### Supplied data
>> Start

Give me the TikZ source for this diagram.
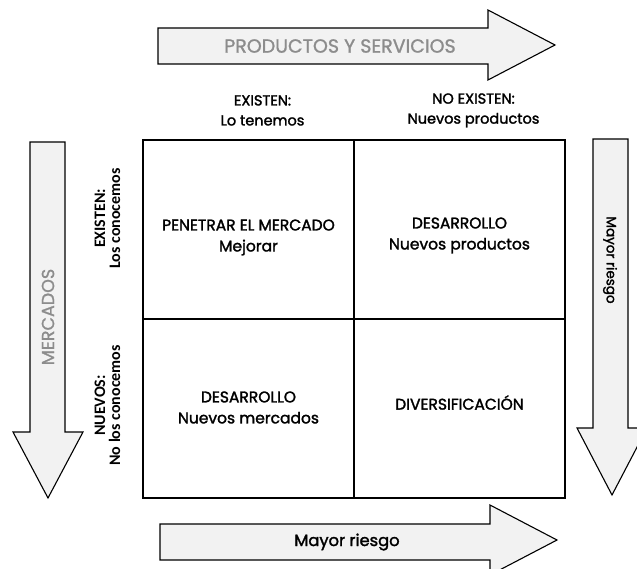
\documentclass[tikz,border=0pt]{standalone}
\usepackage{fontspec}
\setmainfont{Poppins}
\newfontfamily\medfont{Poppins}[FakeBold=1.2]
\newfontfamily\negfont{Poppins}[FakeBold=1.8]
\newfontfamily\rotfont{Carlito}
\usetikzlibrary{matrix,positioning}
\definecolor{light-gray}{gray}{0.95}
\definecolor{text-gray}{gray}{0.55}
\newcommand*\celfont{\negfont\fontsize{15.5}{21}\selectfont}
\newcommand*\cabfont{\negfont\fontsize{14.5}{20}\selectfont}

\begin{document}
\begin{tikzpicture}[x=1pt,y=-1pt,
	flecha/.style={draw=black,line width=1.1pt,fill=light-gray,line join=miter},
	celda/.style={draw,line width=1.2pt,minimum width=211pt,minimum height=179pt},
	cuadro/.style={matrix of nodes,row sep=-1.2pt,column sep=-1.2pt,nodes={celda},nodes in empty cells},
	texto/.style={align=center,font=\celfont},
	cabecera/.style={align=center,font=\cabfont},
	lateral/.style={align=center,rotate=90,font=\rotfont\bfseries\fontsize{16}{15}\selectfont},
	rotulo/.style={text=text-gray,font=\medfont\fontsize{19}{22}\selectfont}]
	\useasboundingbox (0,0) rectangle (637,569);
	% flechas
	\draw[flecha] (158,28) -- (488,28) -- (488,10) -- (555,45) -- (488,80) -- (488,64) -- (158,64) -- cycle;
	\draw[flecha] (30,142) -- (65,142) -- (65,432) -- (83,432) -- (48,498) -- (13,432) -- (30,432) -- cycle;
	\draw[flecha] (593,139) -- (628,139) -- (628,428) -- (647,428) -- (612,495) -- (577,428) -- (593,428) -- cycle;
	\draw[flecha] (160,524) -- (490,524) -- (490,505) -- (557,540) -- (490,575) -- (490,560) -- (160,560) -- cycle;
	\node[rotulo] (productos) at (340,46) {PRODUCTOS Y SERVICIOS};
	\node[rotulo,rotate=90,font=\medfont\fontsize{17.5}{20}\selectfont] (mercados) at (48,317) {MERCADOS};
	\node[texto,rotate=-90,font=\negfont\fontsize{13.5}{16}\selectfont] (riesgoder) at (610,260) {Mayor riesgo};
	\node[texto,font=\negfont\fontsize{16.3}{18}\selectfont] (riesgoinf) at (347,542) {Mayor riesgo};
	% matriz
	\matrix (cuadro) [cuadro] at (354,319)
	{
		& \\
		& \\
	};
	\node[texto] (penetrar) at ([yshift=-8pt]cuadro-1-1.center) {PENETRAR EL MERCADO\\Mejorar};
	\node[texto] (desprod) at ([yshift=-6pt]cuadro-1-2.center) {DESARROLLO\\Nuevos productos};
	\node[texto] (desmerc) at ([yshift=1pt]cuadro-2-1.center) {DESARROLLO\\Nuevos mercados};
	\node[texto] (divers) at ([yshift=6pt]cuadro-2-2.center) {DIVERSIFICACIÓN};
	\node[cabecera] (existen) at ([xshift=14pt,yshift=29pt]cuadro-1-1.north) {EXISTEN:\\Lo tenemos};
	\node[cabecera] (noexisten) at ([xshift=14pt,yshift=29pt]cuadro-1-2.north) {NO EXISTEN:\\Nuevos productos};
	\node[lateral] (conocemos) at ([xshift=-35pt,yshift=11pt]cuadro-1-1.west) {EXISTEN:\\Los conocemos};
	\node[lateral] (nuevos) at ([xshift=-35pt,yshift=3pt]cuadro-2-1.west) {NUEVOS:\\No los conocemos};
\end{tikzpicture}
\end{document}
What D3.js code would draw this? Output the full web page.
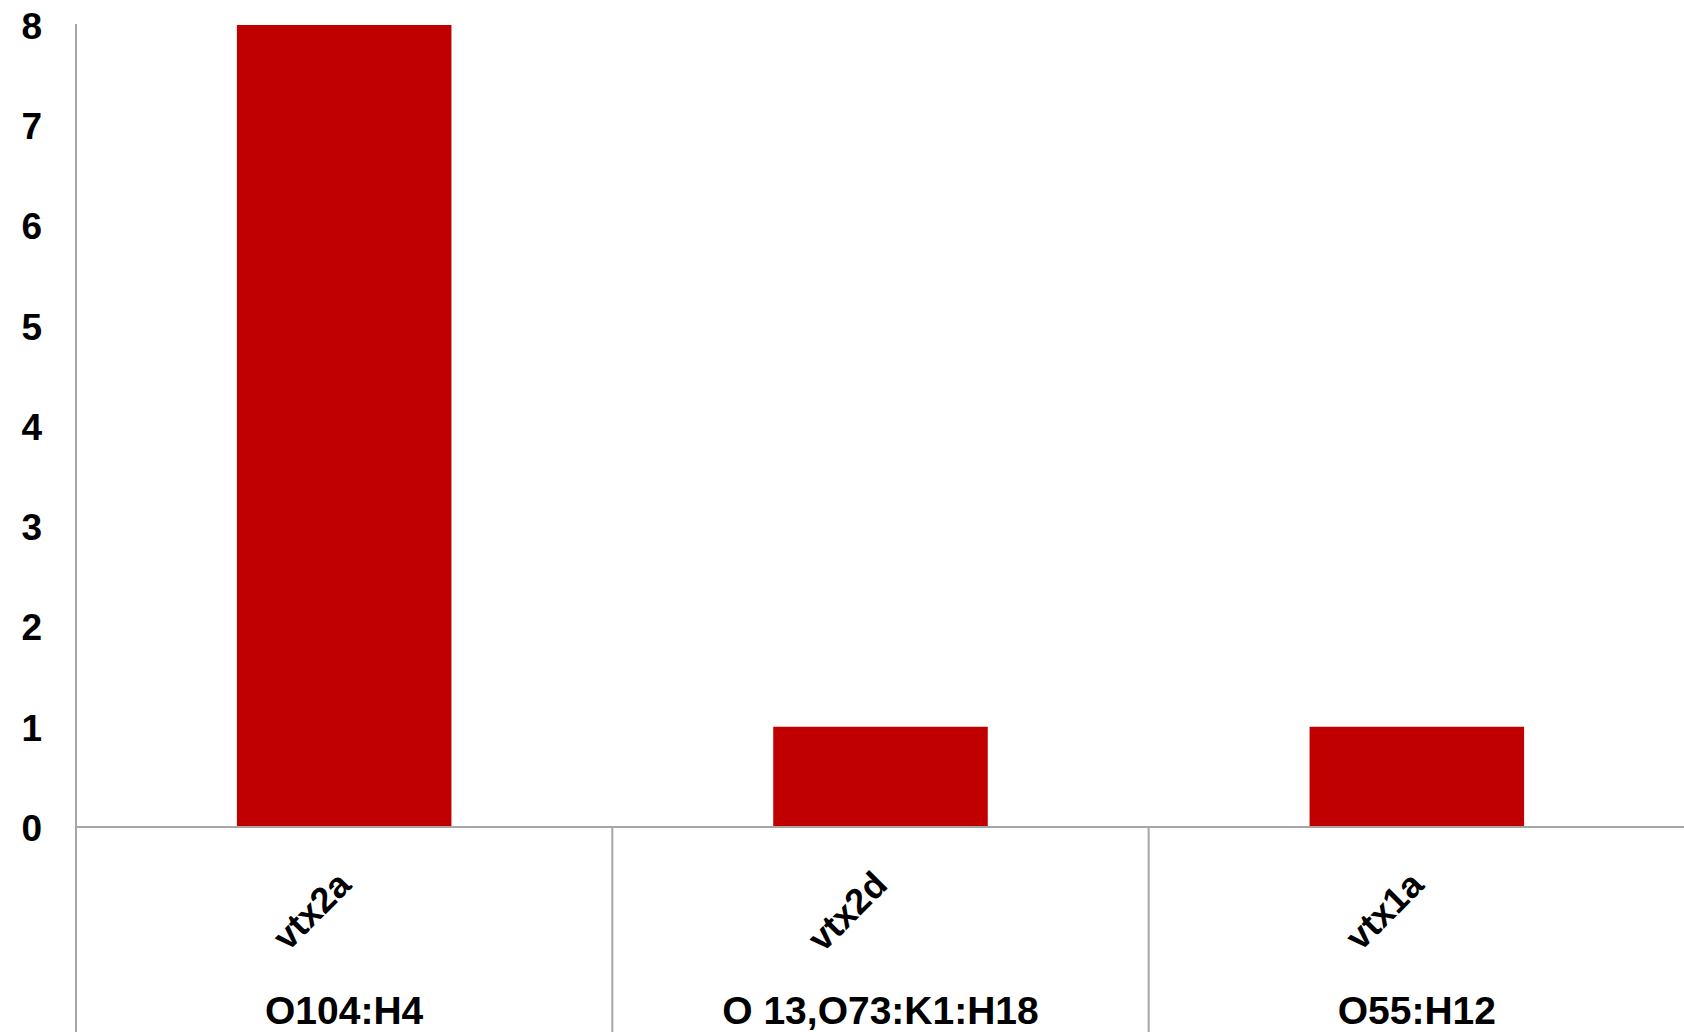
<!DOCTYPE html>
<html>
<head>
<meta charset="utf-8">
<script src="https://cdn.jsdelivr.net/npm/d3@7"></script>
<style>
  html, body { margin: 0; padding: 0; background: #fff; }
  svg { display: block; }
  text { font-family: "Liberation Sans", Arial, sans-serif; font-weight: bold; fill: #000; }
</style>
</head>
<body>
<svg id="chart" width="1684" height="1032"></svg>
<script>
// Shiga toxin gene subtypes and the serotypes they were found in
const genes = ["vtx2a", "vtx2d", "vtx1a"];
const serotypes = ["O104:H4", "O 13,O73:K1:H18", "O55:H12"];
const counts = [8, 1, 1];
const yTicks = [0, 1, 2, 3, 4, 5, 6, 7, 8];

const W = 1684, H = 1032;
const plotLeft = 76, plotRight = 1685, plotTop = 25, baseY = 827;

const svg = d3.select("#chart");

const x = d3.scaleBand().domain(genes).range([plotLeft, plotRight]).paddingInner(0).paddingOuter(0);
const y = d3.scaleLinear().domain([0, 8]).range([baseY, plotTop]);

const barW = x.bandwidth() * 0.4;
const lineColor = "#a6a6a6";

// bars
svg.append("g").selectAll("rect")
  .data(genes)
  .join("rect")
  .attr("x", (d) => x(d) + x.bandwidth() / 2 - barW / 2)
  .attr("width", barW)
  .attr("y", (d, i) => y(counts[i]))
  .attr("height", (d, i) => y(0) - y(counts[i]))
  .attr("fill", "#c00000");

// y axis labels
const yAxis = svg.append("g")
  .attr("transform", `translate(${plotLeft},0)`)
  .call(d3.axisLeft(y).tickValues(yTicks).tickSize(0).tickPadding(34).tickFormat(d3.format("d")));
yAxis.select(".domain").remove();
yAxis.selectAll("text")
  .attr("font-size", 37)
  .attr("font-family", "Liberation Sans, Arial, sans-serif")
  .attr("font-weight", "bold")
  .attr("fill", "#000")
  .attr("dy", "0.36em");

// axis frame lines
svg.append("line")
  .attr("x1", plotLeft).attr("x2", plotLeft)
  .attr("y1", plotTop - 1).attr("y2", H)
  .attr("stroke", lineColor).attr("stroke-width", 2);
svg.append("line")
  .attr("x1", plotLeft).attr("x2", W)
  .attr("y1", baseY).attr("y2", baseY)
  .attr("stroke", lineColor).attr("stroke-width", 2);

// category dividers below the baseline
svg.append("g").selectAll("line")
  .data(genes.slice(1))
  .join("line")
  .attr("x1", (d) => x(d)).attr("x2", (d) => x(d))
  .attr("y1", baseY).attr("y2", H)
  .attr("stroke", lineColor).attr("stroke-width", 2);

// rotated gene labels
svg.append("g").selectAll("text")
  .data(genes)
  .join("text")
  .attr("transform", (d) => `translate(${x(d) + x.bandwidth() / 2 - 9},${baseY + 42}) rotate(-45)`)
  .attr("text-anchor", "end")
  .attr("dy", "0.7em")
  .attr("font-size", 36)
  .text((d) => d);

// serotype group labels
svg.append("g").selectAll("text")
  .data(genes)
  .join("text")
  .attr("x", (d) => x(d) + x.bandwidth() / 2)
  .attr("y", 1024)
  .attr("text-anchor", "middle")
  .attr("font-size", 39)
  .text((d, i) => serotypes[i]);
</script>
</body>
</html>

>> End

Reproduce the whole listing exactly, but not the images in it.

### Task output
Give me the TikZ source for this diagram.
\documentclass[tikz,border=0pt]{standalone}
\usepackage{fontspec}
\setmainfont{Poppins}
\newfontfamily\medfont{Poppins}[FakeBold=1.2]
\newfontfamily\negfont{Poppins}[FakeBold=1.8]
\newfontfamily\rotfont{Carlito}
\usetikzlibrary{matrix,positioning}
\definecolor{light-gray}{gray}{0.95}
\definecolor{text-gray}{gray}{0.55}
\newcommand*\celfont{\negfont\fontsize{15.5}{21}\selectfont}
\newcommand*\cabfont{\negfont\fontsize{14.5}{20}\selectfont}

\begin{document}
\begin{tikzpicture}[x=1pt,y=-1pt,
	flecha/.style={draw=black,line width=1.1pt,fill=light-gray,line join=miter},
	celda/.style={draw,line width=1.2pt,minimum width=211pt,minimum height=179pt},
	cuadro/.style={matrix of nodes,row sep=-1.2pt,column sep=-1.2pt,nodes={celda},nodes in empty cells},
	texto/.style={align=center,font=\celfont},
	cabecera/.style={align=center,font=\cabfont},
	lateral/.style={align=center,rotate=90,font=\rotfont\bfseries\fontsize{16}{15}\selectfont},
	rotulo/.style={text=text-gray,font=\medfont\fontsize{19}{22}\selectfont}]
	\useasboundingbox (0,0) rectangle (637,569);
	% flechas
	\draw[flecha] (158,28) -- (488,28) -- (488,10) -- (555,45) -- (488,80) -- (488,64) -- (158,64) -- cycle;
	\draw[flecha] (30,142) -- (65,142) -- (65,432) -- (83,432) -- (48,498) -- (13,432) -- (30,432) -- cycle;
	\draw[flecha] (593,139) -- (628,139) -- (628,428) -- (647,428) -- (612,495) -- (577,428) -- (593,428) -- cycle;
	\draw[flecha] (160,524) -- (490,524) -- (490,505) -- (557,540) -- (490,575) -- (490,560) -- (160,560) -- cycle;
	\node[rotulo] (productos) at (340,46) {PRODUCTOS Y SERVICIOS};
	\node[rotulo,rotate=90,font=\medfont\fontsize{17.5}{20}\selectfont] (mercados) at (48,317) {MERCADOS};
	\node[texto,rotate=-90,font=\negfont\fontsize{13.5}{16}\selectfont] (riesgoder) at (610,260) {Mayor riesgo};
	\node[texto,font=\negfont\fontsize{16.3}{18}\selectfont] (riesgoinf) at (347,542) {Mayor riesgo};
	% matriz
	\matrix (cuadro) [cuadro] at (354,319)
	{
		& \\
		& \\
	};
	\node[texto] (penetrar) at ([yshift=-8pt]cuadro-1-1.center) {PENETRAR EL MERCADO\\Mejorar};
	\node[texto] (desprod) at ([yshift=-6pt]cuadro-1-2.center) {DESARROLLO\\Nuevos productos};
	\node[texto] (desmerc) at ([yshift=1pt]cuadro-2-1.center) {DESARROLLO\\Nuevos mercados};
	\node[texto] (divers) at ([yshift=6pt]cuadro-2-2.center) {DIVERSIFICACIÓN};
	\node[cabecera] (existen) at ([xshift=14pt,yshift=29pt]cuadro-1-1.north) {EXISTEN:\\Lo tenemos};
	\node[cabecera] (noexisten) at ([xshift=14pt,yshift=29pt]cuadro-1-2.north) {NO EXISTEN:\\Nuevos productos};
	\node[lateral] (conocemos) at ([xshift=-35pt,yshift=11pt]cuadro-1-1.west) {EXISTEN:\\Los conocemos};
	\node[lateral] (nuevos) at ([xshift=-35pt,yshift=3pt]cuadro-2-1.west) {NUEVOS:\\No los conocemos};
\end{tikzpicture}
\end{document}
What D3.js code would draw this? Output the full web page.
<!DOCTYPE html>
<html>
<head>
<meta charset="utf-8">
<script src="https://cdn.jsdelivr.net/npm/d3@7"></script>
<style>
  html, body { margin: 0; padding: 0; background: #fff; }
  svg { display: block; }
  text { font-family: "Liberation Sans", Arial, sans-serif; font-weight: bold; fill: #000; }
</style>
</head>
<body>
<svg id="chart" width="1684" height="1032"></svg>
<script>
// Shiga toxin gene subtypes and the serotypes they were found in
const genes = ["vtx2a", "vtx2d", "vtx1a"];
const serotypes = ["O104:H4", "O 13,O73:K1:H18", "O55:H12"];
const counts = [8, 1, 1];
const yTicks = [0, 1, 2, 3, 4, 5, 6, 7, 8];

const W = 1684, H = 1032;
const plotLeft = 76, plotRight = 1685, plotTop = 25, baseY = 827;

const svg = d3.select("#chart");

const x = d3.scaleBand().domain(genes).range([plotLeft, plotRight]).paddingInner(0).paddingOuter(0);
const y = d3.scaleLinear().domain([0, 8]).range([baseY, plotTop]);

const barW = x.bandwidth() * 0.4;
const lineColor = "#a6a6a6";

// bars
svg.append("g").selectAll("rect")
  .data(genes)
  .join("rect")
  .attr("x", (d) => x(d) + x.bandwidth() / 2 - barW / 2)
  .attr("width", barW)
  .attr("y", (d, i) => y(counts[i]))
  .attr("height", (d, i) => y(0) - y(counts[i]))
  .attr("fill", "#c00000");

// y axis labels
const yAxis = svg.append("g")
  .attr("transform", `translate(${plotLeft},0)`)
  .call(d3.axisLeft(y).tickValues(yTicks).tickSize(0).tickPadding(34).tickFormat(d3.format("d")));
yAxis.select(".domain").remove();
yAxis.selectAll("text")
  .attr("font-size", 37)
  .attr("font-family", "Liberation Sans, Arial, sans-serif")
  .attr("font-weight", "bold")
  .attr("fill", "#000")
  .attr("dy", "0.36em");

// axis frame lines
svg.append("line")
  .attr("x1", plotLeft).attr("x2", plotLeft)
  .attr("y1", plotTop - 1).attr("y2", H)
  .attr("stroke", lineColor).attr("stroke-width", 2);
svg.append("line")
  .attr("x1", plotLeft).attr("x2", W)
  .attr("y1", baseY).attr("y2", baseY)
  .attr("stroke", lineColor).attr("stroke-width", 2);

// category dividers below the baseline
svg.append("g").selectAll("line")
  .data(genes.slice(1))
  .join("line")
  .attr("x1", (d) => x(d)).attr("x2", (d) => x(d))
  .attr("y1", baseY).attr("y2", H)
  .attr("stroke", lineColor).attr("stroke-width", 2);

// rotated gene labels
svg.append("g").selectAll("text")
  .data(genes)
  .join("text")
  .attr("transform", (d) => `translate(${x(d) + x.bandwidth() / 2 - 9},${baseY + 42}) rotate(-45)`)
  .attr("text-anchor", "end")
  .attr("dy", "0.7em")
  .attr("font-size", 36)
  .text((d) => d);

// serotype group labels
svg.append("g").selectAll("text")
  .data(genes)
  .join("text")
  .attr("x", (d) => x(d) + x.bandwidth() / 2)
  .attr("y", 1024)
  .attr("text-anchor", "middle")
  .attr("font-size", 39)
  .text((d, i) => serotypes[i]);
</script>
</body>
</html>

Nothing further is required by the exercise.